Stress Isn’t the Same as Unbelief

This week, I had planned to share how God is leading me out of a very dark place, but something came up that I felt lead to address.

When a Christian reveals that she is stressed, some of her Christian friends will try to console her by saying to just have faith-as if belief in God will always fix the problem.

Stress isn’t always a matter of belief and God doesn’t always fix a problem you have. Many people are never healed; Paul was never healed. And anxiety isn’t always because of worry. It’s sometimes the sheer stress of having to deal with the natural consequences of trials in your life, especially when there are many issues going on at once. This is compounded when multiple struggles have gone on for a long time and even further by health conditions that put stress on the body and hormone changes that cause you to cry at toilet paper commercials.

My pastor has been going through Job for a while now and the theme of each week has been how Job’s friends, though they meant well, actually hurt Job because they gave uninformed opinions based not on scripture but on their own ideas of what Job was going through and what would fix his problems. They actually did Job the most good just by being with him at the beginning of their visit–allowing Job to grieve. Often the most help you can be to someone who is going through struggles (especially when there are multiple chronic struggles) is to be there for them, listen to them, hug them, pray for them, pray with them, and try to understand.

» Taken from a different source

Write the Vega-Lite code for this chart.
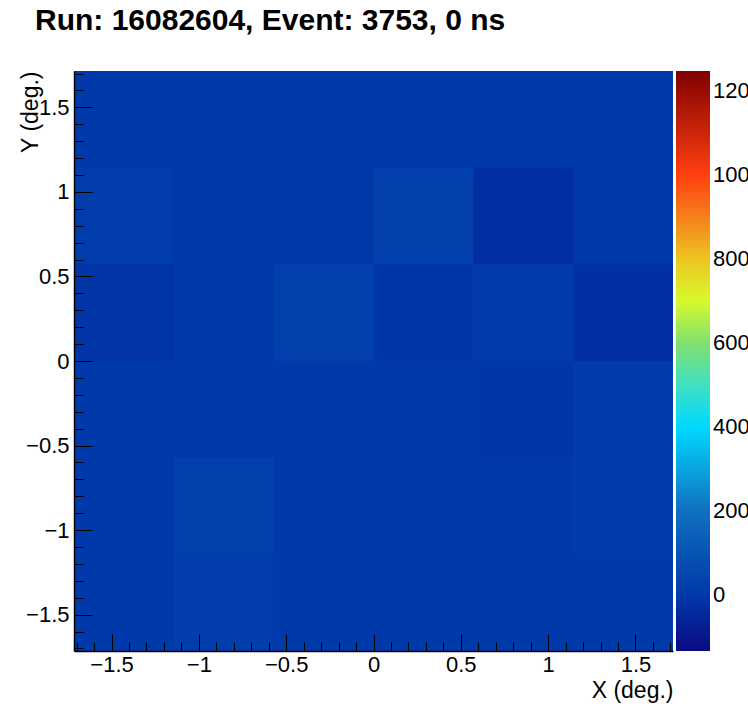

Stress isn’t the same thing as worry. You can worry about something without being stressed about it. A man can worry that his job isn’t secure prompting him to prepare a backup plan thus alleviating the cause of stress a job loss can inflict.

And worry isn’t a sin. It doesn’t mean you don’t have faith or aren’t Heaven bound. Mother Teresa worried that she wasn’t good enough.  All human type creatures worry even the ones who attempt to appear pious refusing to admit that they worry.

Lastly, just because you trip, doesn’t mean you fall. Trials produce worry and stress. The Bible is filled with good people who stumbled. We are human. God knows we will stumble during struggles. But that doesn’t mean we’ve given up on God.  Worry doesn’t cancel our reservation to eternal peace.  That’s why God tells us to lean on Him. That’s what fellowship is for. That’s why there is prayer, both on our own and collectively.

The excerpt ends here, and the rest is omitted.